Tennessee’s bungled search for a coach
Published 8:00 pm Wednesday, November 29, 2017
There’s an old saying about the weather in the south, “If you don’t like it, wait a minute and it will change.”
The same can be said of the University of Tennessee’s search for a new head football coach. If you don’t like the current prospective coach du jour, wait a bit and it will change.
With the exception of a few times during the year, I try not to write about sports, but the soap opera developing in “Knocksville” is reaching ridiculous proportions.
Tommy Tuberville, the former Ole Miss, Auburn, Texas Tech and Cincinnati head coach and present color “expert” commentator for ESPN, was quoted this past weekend saying the situation at Tennessee made him embarrassed to be part of college football. I agree with him. I expressed similar views in a 2015 column about LSU’s poor behavior when it tried to fire, not to fire, fire, not fire Les Miles at the close of the 2015 season.
Tennessee’s performance to date makes my alma mater’s bungling in 2015 look almost intelligent. The actions of the powers that be in the University of Tennessee’s comedy of errors looks like the work of three people — Moe, Larry and Curley. They were so quick to push Phillip Fulmer out the door after the 2008 season to find a more dynamic coach. Their efforts since have produced a series of losers and caused fans to start wearing bags as they sat in Neyland Stadium.
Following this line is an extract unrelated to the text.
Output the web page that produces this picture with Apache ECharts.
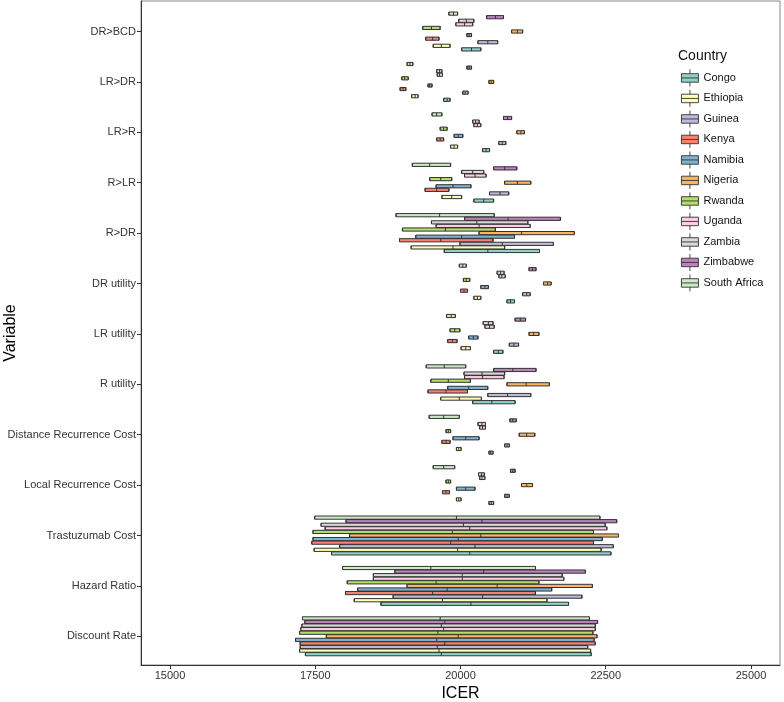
<!DOCTYPE html>
<html>
<head>
<meta charset="utf-8">
<script src="https://cdn.jsdelivr.net/npm/echarts@6/dist/echarts.min.js"></script>
<style>
html, body { margin: 0; padding: 0; background: #fff; }
#chart { width: 784px; height: 702px; }
</style>
</head>
<body>
<div id="chart"></div>
<script>
// variables, top to bottom
var variables = ['DR>BCD', 'LR>DR', 'LR>R', 'R>LR', 'R>DR', 'DR utility', 'LR utility', 'R utility',
    'Distance Recurrence Cost', 'Local Recurrence Cost', 'Trastuzumab Cost', 'Hazard Ratio', 'Discount Rate'];
var countries = ['Congo', 'Ethiopia', 'Guinea', 'Kenya', 'Namibia', 'Nigeria', 'Rwanda', 'Uganda',
    'Zambia', 'Zimbabwe', 'South Africa'];
var colors = ['#8DD3C7', '#FFFFB3', '#BEBADA', '#FB8072', '#80B1D3', '#FDB462', '#B3DE69', '#FCCDE5',
    '#D9D9D9', '#BC80BD', '#CCEBC5'];
var xTicks = [15000, 17500, 20000, 22500, 25000];

// [low, median, high] per country, same order as countries
var drBcd = [[20020, 20190, 20350], [19530, 19670, 19820], [20300, 20470, 20640], [19400, 19520, 19630],
    [20110, 20150, 20190], [20880, 20980, 21070], [19350, 19500, 19650], [19920, 20070, 20210],
    [19970, 20100, 20230], [20450, 20600, 20740], [19800, 19880, 19950]];
var lrDr = [[19710, 19770, 19820], [19160, 19220, 19270], [20040, 20080, 20130], [18960, 19010, 19060],
    [19440, 19470, 19510], [20490, 20530, 20570], [18990, 19040, 19100], [19600, 19640, 19690],
    [19590, 19640, 19680], [20110, 20150, 20190], [19080, 19130, 19180]];
var lrR = [[20380, 20440, 20500], [19830, 19890, 19950], [20660, 20720, 20780], [19590, 19650, 19710],
    [19890, 19960, 20040], [20970, 21040, 21100], [19650, 19710, 19770], [20230, 20290, 20350],
    [20210, 20260, 20320], [20740, 20810, 20880], [19510, 19590, 19680]];
var rLr = [[20230, 20400, 20570], [19680, 19850, 20020], [20500, 20680, 20830], [19390, 19590, 19800],
    [19580, 19870, 20180], [20760, 20980, 21210], [19470, 19660, 19850], [20070, 20250, 20440],
    [20020, 20210, 20400], [20570, 20760, 20970], [19170, 19470, 19830]];
var rDr = [[19720, 20470, 21360], [19150, 19870, 20760], [19990, 20720, 21600], [18950, 19660, 20560],
    [19230, 20020, 20930], [20320, 21050, 21960], [19000, 19740, 20600], [19580, 20320, 21200],
    [19500, 20280, 21160], [20070, 20820, 21720], [18890, 19640, 20580]];
var drUtility = [[20800, 20860, 20930], [20230, 20290, 20350], [21070, 21140, 21200], [20000, 20060, 20120],
    [20350, 20420, 20480], [21430, 21500, 21560], [20050, 20100, 20160], [20660, 20710, 20770],
    [20630, 20690, 20750], [21180, 21240, 21300], [19980, 20040, 20100]];
var lrUtility = [[20570, 20650, 20730], [20010, 20090, 20170], [20840, 20920, 21000], [19780, 19860, 19940],
    [20140, 20220, 20300], [21180, 21260, 21350], [19820, 19900, 19990], [20420, 20500, 20580],
    [20390, 20480, 20560], [20940, 21030, 21120], [19760, 19840, 19910]];
var rUtility = [[20210, 20540, 20940], [19660, 19980, 20360], [20470, 20810, 21210], [19440, 19750, 20120],
    [19780, 20140, 20470], [20800, 21130, 21530], [19490, 19790, 20170], [20070, 20380, 20750],
    [20060, 20370, 20760], [20570, 20900, 21300], [19410, 19720, 20090]];
var distanceCost = [[20490, 20520, 20560], [19930, 19970, 20010], [20760, 20800, 20840], [19680, 19750, 19820],
    [19870, 20090, 20320], [21010, 21140, 21280], [19750, 19790, 19830], [20330, 20380, 20430],
    [20300, 20370, 20430], [20850, 20900, 20960], [19460, 19710, 19980]];
var localCost = [[20490, 20530, 20570], [19930, 19970, 20010], [20760, 20800, 20840], [19690, 19750, 19810],
    [19930, 20090, 20250], [21050, 21140, 21240], [19750, 19790, 19830], [20330, 20370, 20420],
    [20310, 20360, 20410], [20860, 20900, 20940], [19530, 19710, 19900]];
var trastuzumab = [[17780, 20160, 22590], [17480, 19950, 22420], [17920, 20250, 22630], [17440, 19830, 22290],
    [17460, 19960, 22440], [18090, 20350, 22720], [17460, 19860, 22290], [17670, 20160, 22520],
    [17600, 20050, 22490], [18030, 20370, 22690], [17490, 19930, 22400]];
var hazard = [[18630, 20180, 21860], [18170, 19690, 21490], [18840, 20380, 22090], [18020, 19520, 21290],
    [18230, 19770, 21570], [19080, 20630, 22270], [18050, 19580, 21350], [18500, 20030, 21780],
    [18500, 20030, 21750], [18870, 20400, 22150], [17970, 19490, 21290]];
var discount = [[17330, 19670, 22250], [17230, 19630, 22240], [17240, 19600, 22190], [17240, 19730, 22320],
    [17160, 19590, 22300], [17690, 19960, 22350], [17230, 19610, 22280], [17250, 19710, 22320],
    [17270, 19670, 22320], [17320, 19730, 22360], [17280, 19650, 22220]];

var rows = [drBcd, lrDr, lrR, rLr, rDr, drUtility, lrUtility, rUtility, distanceCost, localCost,
    trastuzumab, hazard, discount];

var font = 'Liberation Sans, Arial, Helvetica, sans-serif';
var chart = echarts.init(document.getElementById('chart'));

// boxplot series: first series sits at the top of each band, so South Africa goes first
var series = [];
for (var i = countries.length - 1; i >= 0; i--) {
    series.push({
        name: countries[i],
        type: 'boxplot',
        xAxisIndex: 1,
        yAxisIndex: 1,
        boxWidth: [3.2, 3.2],
        itemStyle: { color: colors[i], borderColor: '#333', borderWidth: 1 },
        emphasis: { disabled: true },
        data: rows.map(function (r) {
            return [r[i][0], r[i][0], r[i][1], r[i][2], r[i][2]];
        })
    });
}

// legend keys keep the fill colour of each country
var legendData = countries.map(function (c, k) {
    return { name: c, itemStyle: { color: colors[k], borderColor: '#333', borderWidth: 0.9 } };
});

var option = {
    animation: false,
    textStyle: { fontFamily: font },
    title: {
        text: 'Country',
        left: 673,
        top: 44,
        textStyle: { fontSize: 14, fontWeight: 'normal', color: '#111', fontFamily: font }
    },
    legend: {
        data: legendData,
        orient: 'vertical',
        left: 676,
        top: 64,
        itemWidth: 17,
        itemHeight: 18,
        itemGap: 2.6,
        itemTextGap: 5,
        icon: 'path://M0,5H20V15H0Z M0,10H20 M10,0V5 M10,15V20',
        textStyle: { fontSize: 11, color: '#111', fontFamily: font }
    },
    grid: [
        { left: 141, right: 4, top: 1, bottom: 37, show: true, borderColor: '#888', borderWidth: 1, outerBoundsMode: 'none' },
        { left: 141, right: 4, top: 6.3, height: 655.2, outerBoundsMode: 'none' }
    ],
    xAxis: [{
        type: 'value',
        gridIndex: 0,
        min: 14500,
        max: 25500,
        name: 'ICER',
        nameLocation: 'middle',
        nameGap: 17,
        nameTextStyle: { fontSize: 16, color: '#000', fontFamily: font },
        axisLine: { show: true, lineStyle: { color: '#333', width: 1 } },
        axisTick: { show: true, length: 4, customValues: xTicks, lineStyle: { color: '#333' } },
        axisLabel: {
            customValues: xTicks, fontSize: 11, color: '#333', margin: 5, fontFamily: font,
            formatter: function (v) { return String(v); }
        },
        splitLine: { show: false }
    }, {
        type: 'value',
        gridIndex: 1,
        min: 14500,
        max: 25500,
        show: false,
        splitLine: { show: false }
    }],
    yAxis: [{
        type: 'value',
        gridIndex: 0,
        name: 'Variable',
        nameLocation: 'middle',
        nameRotate: 90,
        nameGap: 122,
        nameTextStyle: { fontSize: 16, color: '#000', fontFamily: font },
        axisLine: { show: true, lineStyle: { color: '#333', width: 1 } },
        axisTick: { show: false },
        axisLabel: { show: false },
        splitLine: { show: false }
    }, {
        type: 'category',
        gridIndex: 1,
        data: variables,
        inverse: true,
        axisLine: { show: false },
        axisTick: { show: true, alignWithLabel: true, length: 4, lineStyle: { color: '#333' } },
        axisLabel: { fontSize: 11, color: '#333', margin: 5, fontFamily: font },
        splitLine: { show: false }
    }],
    series: series
};
chart.setOption(option);
</script>
</body>
</html>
After firing Butch Jones a few weeks ago, they went back on the carousel.
First, the school’s athletic director tried to woo the perceived savior, John Gruden, who is every other college’s perceived savior, to Rocky Top. Gruden, however, isn’t leaving his cushy ESPN job.
The administration fell to mob rule when it was announced they planned to hire Greg Schiano from Ohio State because of an alleged link to the Jerry Sandusky child abuse scandal at Penn State. Whether Shiano, who was an assistant at Penn State at the time, was in someway involved or not, I don’t know. But he and every other Penn State assistant coach from that period is tainted by the scandal regardless if they were somehow involved or not.
After Schiano, they approached Duke coach David Cutcliff, a former Tennessee offensive coordinator and former Ole Miss head coach who is now head coach at Duke. He declined. So did Oklahoma State head coach Mike Gundy, even when the Vols offered a reported $42 million. Wednesday, it was announced they were hiring Purdue coach Jeff Brohm; that was being shot down as I write this. It may change.
This is insanity, and the people who will suffer most from all this idiocy and bungling is the players; the kids who made a commitment to come to Tennessee and play football because they were promised a good program and a chance, for most, to get an education. They are the true victims, in all this drama, and that’s what’s most embarrassing.